Сама Россия возникает, как мираж, как навсегда, навечно ушедшее. Атмосфера миража пронзительна, красива и – горька. Она рождена не замыслом, не рассудочностью, даже не философией, а чем-то бессознательно живущим в вечно страждущей душе художника. Это его, личное, отношение к «мысли семейной», воспринятой через призму романа и убеждения русского писателя-гения. Вслед за Толстым Алексеев по-своему размышляет о главном: смысле бытия человека. «Анна Каренина» – едва ли не самая личностная его работа. Толстой захватил его полностью. Он читал его ежедневно, часто вслух, Клер. Он задаёт главные вопросы жизни самим выбором сцен и сюжетных моментов, за осмыслением их стоит его собственная судьба. Его сюита потому и вызывает такой эмоциональный отклик не только блистательной и столь неожиданной формой.
Филипп Супо, увлечённый романом, взволнованно обсуждает прочитанное с художником. В том же письме от 4 мая 1950 года, которое мы уже цитировали, он рассуждает о композиции «Анны Карениной», выделяя четыре самостоятельные сюжетные линии, и заботится о стилистике будущей работы Алексеева: «Мне кажется, что в ней есть по меньшей мере два романа. Роман об Анне, не самый важный, и роман о Левине. Думаю также, что есть роман об Алексее Александровиче и роман о Кити, которая, по-видимому, – графиня Толстая. Но, читая эту книгу, я думаю о моём друге-иллюстраторе. Думаю, что это трудное произведение, которое для вас могло бы быть лёгким, но которое вы бы отказались представить как лёгкое. Мне только кажется, что тон Толстого должен предписывать очень большую простоту. Что меня поражает в его стиле, это его прямота и цельность. Однако я не знаю, верно ли моё рассуждение, возможно, это только иллюзия, созданная переводом, мне кажется, что стиль Толстого меняется в зависимости от персонажей. Эпизоды, относящиеся к Анне (и параллельные эпизодам, относящимся к Левину), написаны иначе, чем эпизоды с Левиным или Дарьей Николаевной».
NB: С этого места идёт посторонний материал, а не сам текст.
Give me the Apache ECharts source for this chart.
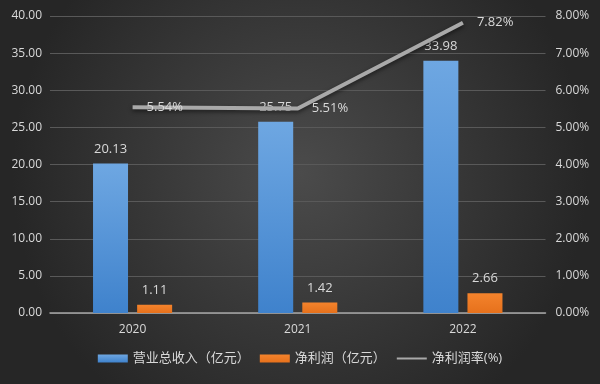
<!DOCTYPE html>
<html><head><meta charset="utf-8">
<script src="https://cdn.jsdelivr.net/npm/echarts@6/dist/echarts.min.js"></script>
<style>html,body{margin:0;padding:0;}#c{width:600px;height:384px;}</style>
</head><body><div id="c"></div>
<script>
const categories = ['2020', '2021', '2022'];
const revenue = [20.13, 25.75, 33.98];
const netProfit = [1.11, 1.42, 2.66];
const netMargin = [5.54, 5.51, 7.82];
const leftTicks = {min: 0, max: 40, interval: 5};
const rightTicks = {min: 0, max: 8, interval: 1};

const font = 'Open Sans, Noto Sans CJK SC, sans-serif';
const txt = '#d9d9d9';
const chart = echarts.init(document.getElementById('c'));
chart.setOption({
  backgroundColor: {
    type: 'radial', x: 0.5, y: 0.45, r: 0.75,
    colorStops: [{offset: 0, color: '#4b4b4b'}, {offset: 1, color: '#262626'}]
  },
  textStyle: {fontFamily: font},
  grid: {left: 50, right: 54.5, top: 16, bottom: 71},
  legend: {
    bottom: 14, left: 'center', itemWidth: 30, itemHeight: 8, itemGap: 10,
    textStyle: {color: txt, fontSize: 13, fontFamily: font},
    data: [
      {name: '营业总收入（亿元）', icon: 'rect'},
      {name: '净利润（亿元）', icon: 'rect'},
      {name: '净利润率(%)', itemStyle: {opacity: 0}}
    ]
  },
  xAxis: {
    type: 'category', data: categories,
    axisLine: {lineStyle: {color: '#a6a6a6', width: 1.5}},
    axisTick: {show: false},
    axisLabel: {color: txt, fontSize: 12, margin: 11, fontFamily: font}
  },
  yAxis: [
    {
      type: 'value', min: leftTicks.min, max: leftTicks.max, interval: leftTicks.interval,
      axisLine: {show: false}, axisTick: {show: false},
      splitLine: {lineStyle: {color: '#595959', width: 1}},
      axisLabel: {color: txt, fontSize: 12, margin: 8, formatter: v => v.toFixed(2), fontFamily: font}
    },
    {
      type: 'value', min: rightTicks.min, max: rightTicks.max, interval: rightTicks.interval,
      axisLine: {show: false}, axisTick: {show: false}, splitLine: {show: false},
      axisLabel: {color: txt, fontSize: 12, margin: 10, formatter: v => v.toFixed(2) + '%', fontFamily: font}
    }
  ],
  series: [
    {
      name: '营业总收入（亿元）', type: 'bar', data: revenue, barWidth: 35, barGap: '26%',
      itemStyle: {color: {type: 'linear', x: 0, y: 0, x2: 0, y2: 1,
        colorStops: [{offset: 0, color: '#6ea7e2'}, {offset: 1, color: '#3f82cc'}]}},
      label: {show: true, position: 'top', distance: 8, color: txt, fontSize: 13, formatter: p => p.value.toFixed(2)}
    },
    {
      name: '净利润（亿元）', type: 'bar', data: netProfit, barWidth: 35,
      itemStyle: {color: {type: 'linear', x: 0, y: 0, x2: 0, y2: 1,
        colorStops: [{offset: 0, color: '#f4832c'}, {offset: 1, color: '#e6711c'}]}},
      label: {show: true, position: 'top', distance: 8, color: txt, fontSize: 13, formatter: p => p.value.toFixed(2)}
    },
    {
      name: '净利润率(%)', type: 'line', yAxisIndex: 1, data: netMargin,
      symbol: 'circle', symbolSize: 0, showSymbol: true,
      lineStyle: {color: '#a9a9a9', width: 4, shadowColor: 'rgba(0,0,0,0.55)', shadowBlur: 4, shadowOffsetY: 2},
      itemStyle: {color: '#a9a9a9'},
      label: {show: true, position: 'right', distance: 14, color: txt, fontSize: 13, formatter: p => p.value.toFixed(2) + '%'},
      z: 5
    }
  ]
});
</script></body></html>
Ключом ко всей симфонии-сюите служат изобразительные вступления к восьми частям романа и фронтиспис, предваряющие всё повествование (так в издании «Вита Нова»). Здесь не просто оборванный железнодорожный путь, символ неизбежности рока, тут ещё бело-прозрачные роковые призраки (может быть, души мёртвых?) в каком-то колдовском движении – предупреждении о смертельной беде на железнодорожных путях. Второй том этого издания начинается с ещё более определённой картины-предвестницы. На высоком мосту – чернеющий поезд с дымящейся трубой на устрашающе несущемся паровозе. Как удачно заметила петербургский искусствовед Важинская, «поезд идёт по мосту, отделяющему город живых со светящимися вдали окнами от города мёртвых с надгробиями и крестами», словно мимо кладбища Сен-Женевьев-де-Буа с его русскими могилами. Тут действительно «сны, мечта, игра воображения и страхи, всплески подсознания». Подобные мистические картины, попытка воссоздать в графике зыбкую границу, отделяющую живое от мёртвого, встретятся не раз, предвещая судьбу Анны.
Оказывается, – извлекаем мы из одной из первых иллюстраций – дети Долли не случайно играют в поезд. У Толстого – единственная реплика Тани, дочери Облонских, которая кричит по-английски брату Грише: «Я говорила, что на крышу нельзя сажать пассажиров… вот подбирай!» У Алексеева под игрушечным паровозом – сломанная обнажённая кукла с отбитыми руками, с крыши к её ногам опрокинут вниз головой игрушечный гусар в парадной форме и кивере с перьями, подозрительно напоминающими тот самый мундир и головной убор, в которых мы вскоре увидим Вронского. Первый намёк на будущую трагедию.
Тема чёрного, убийственно опасного паровоза неумолимо развивается художником в следующих иллюстрациях. Вот мрачное механическое чудище-паровоз угрожающе застыло в ледяном заснеженном пространстве под неостановимой белой крупой, всё падающей и падающей с белёсого пустого неба, а чёрные безликие фигуры волокут куда-то чёрное грузное тело, извлечённое из-под колёс. Следующая иллюстрация – снежное крошево, в котором тонут и поезд, и железнодорожная станция – в ней неразличимы фигуры: образ «страшной бури, что рвалась и свистела между колёсами вагонов по столбам из-за угла станции». Железная махина поезда, многажды повторяемая в иллюстрациях, становится в сюите знаком неостановимо-страшного, как сама смерть. Паровоз и Анна существуют как бы в параллельных мирах прежде, чем пересечься в финале.